Ich kann es verstehen. Einerseits - wie schon erwähnt - aufgrund des Fürsorgeinstinkst und andererseits kann sie sich nicht für ihren Freund entscheiden (als sie vor die Wahl gestellt wird), weil sie die Emotion von diesem nicht teilt und wie kann ich mit einer Person zusammensein, die sich GEGEN meine eigenen Emotionen stellt. Nichtzuletzt erinnert diese Reaktion auch stark an den Vater des Jungen.
Was mir manchmal etwas schleierhaft vorkam war die Naivität (irgendwie falsches Wort in dem Fall) in Verbindung von Aggressivität die der Junge an den Tag legte. Mich erinnert so ein Verhalten eher an ein Missbrauchsopfer oder an Menschen die an einer Form von Authismus leiden, nichtzuletzt an Asperger wegen auffallend fehlender Emotion in der Gesichtsmimik. Man erfährt auch relativ wenig bzw. gar nichts vom Heimalltag um sich das besser erklären zu können. Also so ganz "normal" scheint er offensichtlich nicht zu sein. (wenn auch nicht so schlimm wie in "Nackte Kindheit") Verstört, verängstigt, allein gelassen...wohl war...er handelt aber dennoch absonderlich, ohne dass es scheinbar einen Grund gäbe. (außer dass ihn sein Vater abgeschoben hat) Der Vater wirkt aber selbst nicht so ganz "psychisch auf der Höhe". Erst ganz am Schluss kehrt so etwas wie Normalität ein.
So wie der Film anfängt, so endet er auch. Man hat das Gefühl man wird in eine Geschichte reingeworfen und dann irgendwann wieder rausgezogen! Zuviele Fragen bleiben offen. Ich hätte gern erfahren wie es dazu kam dass Cyril im Heim landete. Wie war das zusammenleben mit dem Vater vorher? Was ist überhaupt mit seiner Mutter? Und wie geht es am Ende weiter mit Samatha und dem Jungen. Ratlos wird man entlassen. Ich weiß nicht ob alle Filme des Regiesseur Duos Dardenne so sperrig sind. Ich hab noch keine weiteren gesehen. Dieser hier muß aber nicht zwingend in meinem Filmregal landen. Sehenswert ist er aber trotzdem.

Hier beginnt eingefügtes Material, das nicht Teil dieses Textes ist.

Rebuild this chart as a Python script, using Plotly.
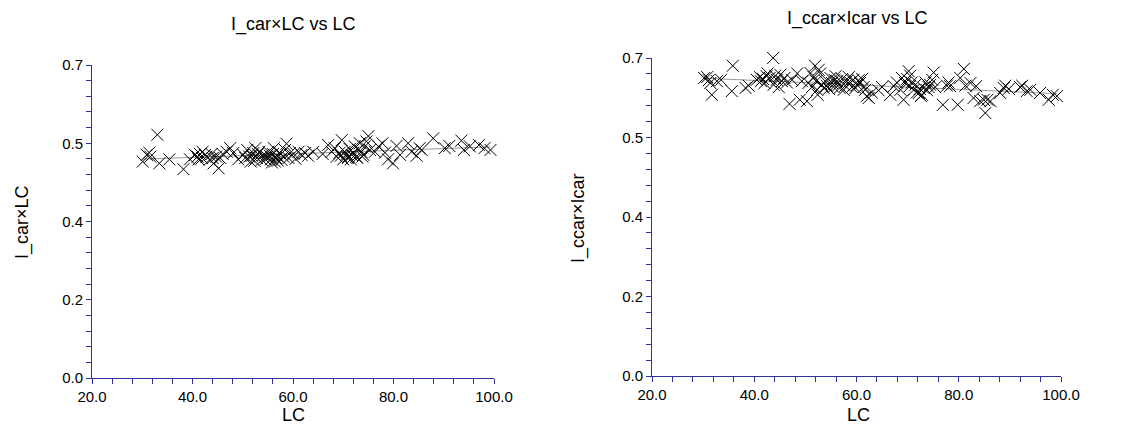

Wie schon Brundibar schrieb erfährt man überhaupt sehr wenig über Hintergründe. Zwar weicht das von üblichen cineastischen Stilmitteln ab, was wohl beabsichtigt ist, wenn jeder Film der Regisseure so sein soll...ist wohl so wie bei Wes Anderson wo man das einfach so akzeptieren muss, wobei hier natürlich die Überzeichnung aus Andersons Filmen fehlt, welche zur Unterhaltung beitragen würde.
Mit den Dardennes kenne ich mich nicht aus. Ich habe nichts gegen einen offenen Schluss, aber hier war er mir zu abrupt bzw. irgendwie falsch angesetzt. Vielleicht hat der Film auch ein bisschen die Funktion sein Inneres zu fragen..."Was würde ich tun?" (auch wenn ich keine Hintergründe weiß). Denn jeder würde ein liebes Kind aufnehmen...einen vermeintlichen Rotzbengel der dazu fähig wäre während seiner "Anfälle" einen im Affekt abzustechen wohl nicht. Schwierig...aber kein Mensch ist von Grund auf böse.